‘We’d rather hit the virus hard now than lose Easter,’ say UK tourism chiefs
Tourism chiefs have added their voices to calls for a national lockdown in a bid to help save Easter holiday bookings.
Boris Johnson is expected to announce tighter restrictions for England in a television address at 8pm on Monday. Johnson’s refusal to give specific details of the new measures in an interview on The Andrew Marr Show on Sunday prompted Labour leader Keir Starmer to call for an immediate lockdown to help tackle the “out of control” virus. “No more dither, no more delay,” Starmer tweeted.
Chief executive of Visit Cornwall, Malcolm Bell, said: “Our view is we’d rather hit [the virus] quick and hit it hard now to be able to operate at Easter. The worse thing would be to limp on and lose Easter.”
With the whole of England now under tiers three or four (with the exception of the Isles of Scilly) and hotels and self-catering businesses closed, tourism leaders now have their hopes pinned on a tourism revival over the Easter holiday. Remaining closed for eight weeks, including February half-term, would be worth it if it meant trading could resume for the crucial Easter period. Losing a second Easter would be “disastrous”, said Bell.
The head of the self-catering association PASC agreed: “The whole hospitality community has got everything based on enough people having the vaccines that Easter will bring meaningful revenue – because if we lose two Easters and a year between, the catastrophe will be mind-boggling,” said Alistair Handyside.
The hospitality sector was left high and dry over the festive period after three rapid changes to the Covid rules threw people’s plans into disarray.
“First Christmas went from three households to one and stricter tier 4 was introduced [for London and the South East]; then additional tiers closed everybody down, all at short notice. At least lockdown is simpler,” added Handyside.

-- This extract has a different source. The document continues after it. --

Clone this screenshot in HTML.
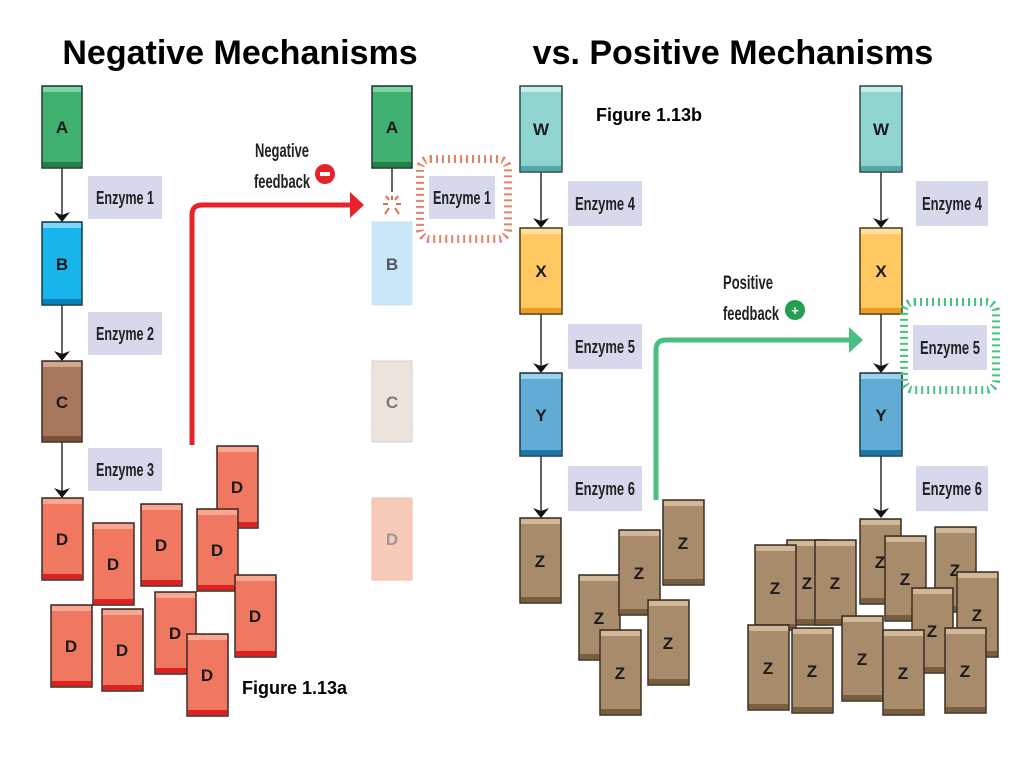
<!DOCTYPE html>
<html><head><meta charset="utf-8"><style>
body{margin:0;background:#fff;}
svg text{font-family:"Liberation Sans",sans-serif;}
.t{font-size:17px;fill:#1a1a1a;font-weight:bold;text-anchor:middle;}
.e{font-size:18px;fill:#222;text-anchor:middle;font-weight:bold;}
.f{font-size:19px;fill:#222;text-anchor:middle;font-weight:bold;}
</style></head><body>
<svg width="1024" height="768" viewBox="0 0 1024 768" xmlns="http://www.w3.org/2000/svg">
<defs>
<marker id="ar" markerWidth="10" markerHeight="18" refX="9" refY="9" orient="auto" markerUnits="userSpaceOnUse"><path d="M0,1 L10,9 L0,17 L3,9 Z" fill="#111"/></marker>
<g id="D"><rect x="0" y="0" width="41" height="82" fill="#f07860" stroke="#3a2a28" stroke-width="1.5"/><rect x="1" y="1" width="39" height="5" fill="#f8a890"/><rect x="1" y="76" width="39" height="5" fill="#e02020"/><text x="20" y="47" class="t">D</text></g>
<g id="Z"><rect x="0" y="0" width="41" height="85" fill="#a88b6b" stroke="#3a2e22" stroke-width="1.5"/><rect x="1" y="1" width="39" height="5" fill="#d0b898"/><rect x="1" y="79" width="39" height="5" fill="#7a5e40"/><text x="20" y="49" class="t">Z</text></g>
</defs>
<text x="240" y="64" font-size="34" font-weight="bold" text-anchor="middle" fill="#000">Negative Mechanisms</text>
<text x="733" y="64" font-size="34" font-weight="bold" text-anchor="middle" fill="#000">vs. Positive Mechanisms</text>
<text x="596" y="121" font-size="18" font-weight="bold" fill="#000">Figure 1.13b</text>
<text x="242" y="694" font-size="18" font-weight="bold" fill="#000">Figure 1.13a</text>

<line x1="62" y1="168" x2="62" y2="221" stroke="#111" stroke-width="1.3" marker-end="url(#ar)"/>
<line x1="62" y1="305" x2="62" y2="360" stroke="#111" stroke-width="1.3" marker-end="url(#ar)"/>
<line x1="62" y1="442" x2="62" y2="497" stroke="#111" stroke-width="1.3" marker-end="url(#ar)"/>
<g><rect x="42" y="86" width="40" height="82" fill="#3fb070" stroke="#1f3a2a" stroke-width="1.5"/><rect x="43" y="87" width="38" height="5" fill="#7ed4a0"/><rect x="43" y="162" width="38" height="5" fill="#24804a"/><text x="62" y="133" class="t">A</text></g>
<g><rect x="42" y="222" width="40" height="83" fill="#18b4ec" stroke="#1a3a4a" stroke-width="1.5"/><rect x="43" y="223" width="38" height="5" fill="#80d8f8"/><rect x="43" y="299" width="38" height="5" fill="#0a80b8"/><text x="62" y="270" class="t">B</text></g>
<g><rect x="42" y="361" width="40" height="81" fill="#a8785e" stroke="#3a2a20" stroke-width="1.5"/><rect x="43" y="362" width="38" height="5" fill="#d0a890"/><rect x="43" y="436" width="38" height="5" fill="#7a5038"/><text x="62" y="408" class="t">C</text></g>
<rect x="88" y="176" width="74" height="43" fill="#d8d8ec"/><text x="125" y="204" class="e" textLength="58" lengthAdjust="spacingAndGlyphs">Enzyme 1</text>
<rect x="88" y="312" width="74" height="43" fill="#d8d8ec"/><text x="125" y="340" class="e" textLength="58" lengthAdjust="spacingAndGlyphs">Enzyme 2</text>
<rect x="88" y="448" width="74" height="43" fill="#d8d8ec"/><text x="125" y="476" class="e" textLength="58" lengthAdjust="spacingAndGlyphs">Enzyme 3</text>
<use href="#D" x="42" y="498"/><use href="#D" x="93" y="523"/><use href="#D" x="141" y="504"/><use href="#D" x="217" y="446"/><use href="#D" x="197" y="509"/><use href="#D" x="51" y="605"/><use href="#D" x="102" y="609"/><use href="#D" x="155" y="592"/><use href="#D" x="235" y="575"/><use href="#D" x="187" y="634"/>

<path d="M192,445 V215 Q192,205 202,205 H352" fill="none" stroke="#e8222a" stroke-width="5"/>
<path d="M350,192 L364,205 L350,218 Z" fill="#e8222a"/>
<text x="282" y="157" class="f" textLength="54" lengthAdjust="spacingAndGlyphs">Negative</text>
<text x="282" y="188" class="f" textLength="56" lengthAdjust="spacingAndGlyphs">feedback</text>
<circle cx="325" cy="174" r="10" fill="#e8222a"/><rect x="320" y="172" width="10" height="4" fill="#fff"/>

<rect x="372" y="222" width="40" height="83" fill="#c8e8f8" stroke="#d0e0e8" stroke-width="1"/><text x="392" y="270" class="t" style="fill:#556">B</text>
<rect x="372" y="361" width="40" height="81" fill="#ece4dc" stroke="#d8d0c8"/><text x="392" y="408" class="t" style="fill:#777">C</text>
<rect x="372" y="498" width="40" height="82" fill="#f8cab8" stroke="#f0c0b0"/><text x="392" y="545" class="t" style="fill:#999">D</text>
<line x1="392" y1="168" x2="392" y2="192" stroke="#111" stroke-width="1.3"/>
<g stroke="#e86a4a" stroke-width="2"><line x1="392" y1="196" x2="392" y2="200"/><line x1="383" y1="204" x2="388" y2="204"/><line x1="396" y1="204" x2="401" y2="204"/><line x1="385" y1="214" x2="389" y2="208"/><line x1="399" y1="214" x2="395" y2="208"/><line x1="386" y1="196" x2="389" y2="200"/><line x1="398" y1="196" x2="395" y2="200"/></g>
<g><rect x="372" y="86" width="40" height="82" fill="#3fb070" stroke="#1f3a2a" stroke-width="1.5"/><rect x="373" y="87" width="38" height="5" fill="#7ed4a0"/><rect x="373" y="162" width="38" height="5" fill="#24804a"/><text x="392" y="133" class="t">A</text></g>
<rect x="420" y="159" width="88" height="80" fill="none" stroke="#e8806a" stroke-width="8" stroke-dasharray="2 4" rx="10"/>
<rect x="429" y="176" width="66" height="43" fill="#d8d8ec"/><text x="462" y="204" class="e" textLength="58" lengthAdjust="spacingAndGlyphs">Enzyme 1</text>

<line x1="541" y1="172" x2="541" y2="227" stroke="#111" stroke-width="1.3" marker-end="url(#ar)"/>
<line x1="541" y1="314" x2="541" y2="372" stroke="#111" stroke-width="1.3" marker-end="url(#ar)"/>
<line x1="541" y1="456" x2="541" y2="517" stroke="#111" stroke-width="1.3" marker-end="url(#ar)"/>
<g><rect x="520" y="86" width="42" height="86" fill="#90d4d0" stroke="#2a4a4a" stroke-width="1.5"/><rect x="521" y="87" width="40" height="5" fill="#c8eeec"/><rect x="521" y="166" width="40" height="5" fill="#50a8a8"/><text x="541" y="135" class="t">W</text></g>
<g><rect x="520" y="228" width="42" height="86" fill="#ffc860" stroke="#4a3a1a" stroke-width="1.5"/><rect x="521" y="229" width="40" height="5" fill="#ffe0a0"/><rect x="521" y="308" width="40" height="5" fill="#f09a20"/><text x="541" y="277" class="t">X</text></g>
<g><rect x="520" y="373" width="42" height="83" fill="#60acd4" stroke="#1a3a4a" stroke-width="1.5"/><rect x="521" y="374" width="40" height="5" fill="#a0d0ea"/><rect x="521" y="450" width="40" height="5" fill="#1878a8"/><text x="541" y="421" class="t">Y</text></g>
<use href="#Z" x="520" y="518"/>
<rect x="568" y="181" width="74" height="45" fill="#d8d8ec"/><text x="605" y="210" class="e" textLength="60" lengthAdjust="spacingAndGlyphs">Enzyme 4</text>
<rect x="568" y="324" width="74" height="45" fill="#d8d8ec"/><text x="605" y="353" class="e" textLength="60" lengthAdjust="spacingAndGlyphs">Enzyme 5</text>
<rect x="568" y="466" width="74" height="45" fill="#d8d8ec"/><text x="605" y="495" class="e" textLength="60" lengthAdjust="spacingAndGlyphs">Enzyme 6</text>
<use href="#Z" x="579" y="575"/><use href="#Z" x="619" y="530"/><use href="#Z" x="663" y="500"/><use href="#Z" x="648" y="600"/><use href="#Z" x="600" y="630"/>

<path d="M656,500 V350 Q656,340 666,340 H850" fill="none" stroke="#48c080" stroke-width="5"/>
<path d="M849,327 L863,340 L849,353 Z" fill="#48c080"/>
<text x="748" y="289" class="f" textLength="50" lengthAdjust="spacingAndGlyphs">Positive</text>
<text x="751" y="320" class="f" textLength="56" lengthAdjust="spacingAndGlyphs">feedback</text>
<circle cx="795" cy="310" r="10" fill="#22a050"/><text x="795" y="315" font-size="13" font-weight="bold" text-anchor="middle" fill="#fff">+</text>

<line x1="881" y1="172" x2="881" y2="227" stroke="#111" stroke-width="1.3" marker-end="url(#ar)"/>
<line x1="881" y1="314" x2="881" y2="372" stroke="#111" stroke-width="1.3" marker-end="url(#ar)"/>
<line x1="881" y1="456" x2="881" y2="517" stroke="#111" stroke-width="1.3" marker-end="url(#ar)"/>
<g><rect x="860" y="86" width="42" height="86" fill="#90d4d0" stroke="#2a4a4a" stroke-width="1.5"/><rect x="861" y="87" width="40" height="5" fill="#c8eeec"/><rect x="861" y="166" width="40" height="5" fill="#50a8a8"/><text x="881" y="135" class="t">W</text></g>
<g><rect x="860" y="228" width="42" height="86" fill="#ffc860" stroke="#4a3a1a" stroke-width="1.5"/><rect x="861" y="229" width="40" height="5" fill="#ffe0a0"/><rect x="861" y="308" width="40" height="5" fill="#f09a20"/><text x="881" y="277" class="t">X</text></g>
<g><rect x="860" y="373" width="42" height="83" fill="#60acd4" stroke="#1a3a4a" stroke-width="1.5"/><rect x="861" y="374" width="40" height="5" fill="#a0d0ea"/><rect x="861" y="450" width="40" height="5" fill="#1878a8"/><text x="881" y="421" class="t">Y</text></g>
<rect x="916" y="181" width="72" height="45" fill="#d8d8ec"/><text x="952" y="210" class="e" textLength="60" lengthAdjust="spacingAndGlyphs">Enzyme 4</text>
<rect x="904" y="302" width="92" height="88" fill="none" stroke="#48c080" stroke-width="8" stroke-dasharray="2 4" rx="10"/>
<rect x="913" y="325" width="74" height="45" fill="#d8d8ec"/><text x="950" y="354" class="e" textLength="60" lengthAdjust="spacingAndGlyphs">Enzyme 5</text>
<rect x="916" y="466" width="72" height="45" fill="#d8d8ec"/><text x="952" y="495" class="e" textLength="60" lengthAdjust="spacingAndGlyphs">Enzyme 6</text>
<use href="#Z" x="787" y="540"/><use href="#Z" x="815" y="540"/><use href="#Z" x="755" y="545"/><use href="#Z" x="860" y="519"/><use href="#Z" x="935" y="527"/><use href="#Z" x="885" y="536"/><use href="#Z" x="957" y="572"/><use href="#Z" x="912" y="588"/><use href="#Z" x="748" y="625"/><use href="#Z" x="792" y="628"/><use href="#Z" x="842" y="616"/><use href="#Z" x="883" y="630"/><use href="#Z" x="945" y="628"/>
</svg>
</body></html>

New measures which came into effect on 31 December mean 78% of England is covered by tier four, and everywhere else is in tier three. Wales and Northern Ireland are also under the strictest tier 4 restrictions, while Scotland will go into lockdown at midnight on 4 January.
Geetie Singh-Watson, owner of The Bull Inn Totnes, an award-winning pub with rooms, said another lockdown was a decision for scientists, but clarity was desperately needed.
“What we want is clear guidance, not seven hours’ notice,” she said, referring to changes announced on 30 December that put Devon into tier three, forcing closure just hours before the pub was due to serve dinner for guests hoping to see in 2021.
Describing the government’s handling of the crisis as “incoherently ineffective”, Singh-Watson said it was almost impossible to predict what might happen, but the thought of not operating at Easter was “terrifying”.
“In the previous lockdown I would chat to my manager weekly, second-guessing [government decisions]. We’re not doing it any more – it’s an exhausting waste of energy, time, money and resources. You just have to hold on by your fingernails and survive, but my hope is that we will open again [by Easter]. That’s all we can hope for.”
Domestic tourism spending in England fell 63% in 2020 from £75.9bn to £28.5bn, according to Visit Britain. The forecast for 2021 is for spending to reach £51.6bn, “which would represent 68% of the level of spending seen in 2019”.
Gill Haigh, managing director of Cumbria Tourism, said even when tourism begins to recover as more people are vaccinated, ongoing restrictions, such as reduced capacity at venues, will continue to have a negative impact on businesses. The hope now, she said, was that once people are allowed to travel again demand will allow businesses to extend their season.
“Demand is there, people want to come back. As soon as the government deem it safe, we’ll be ready.”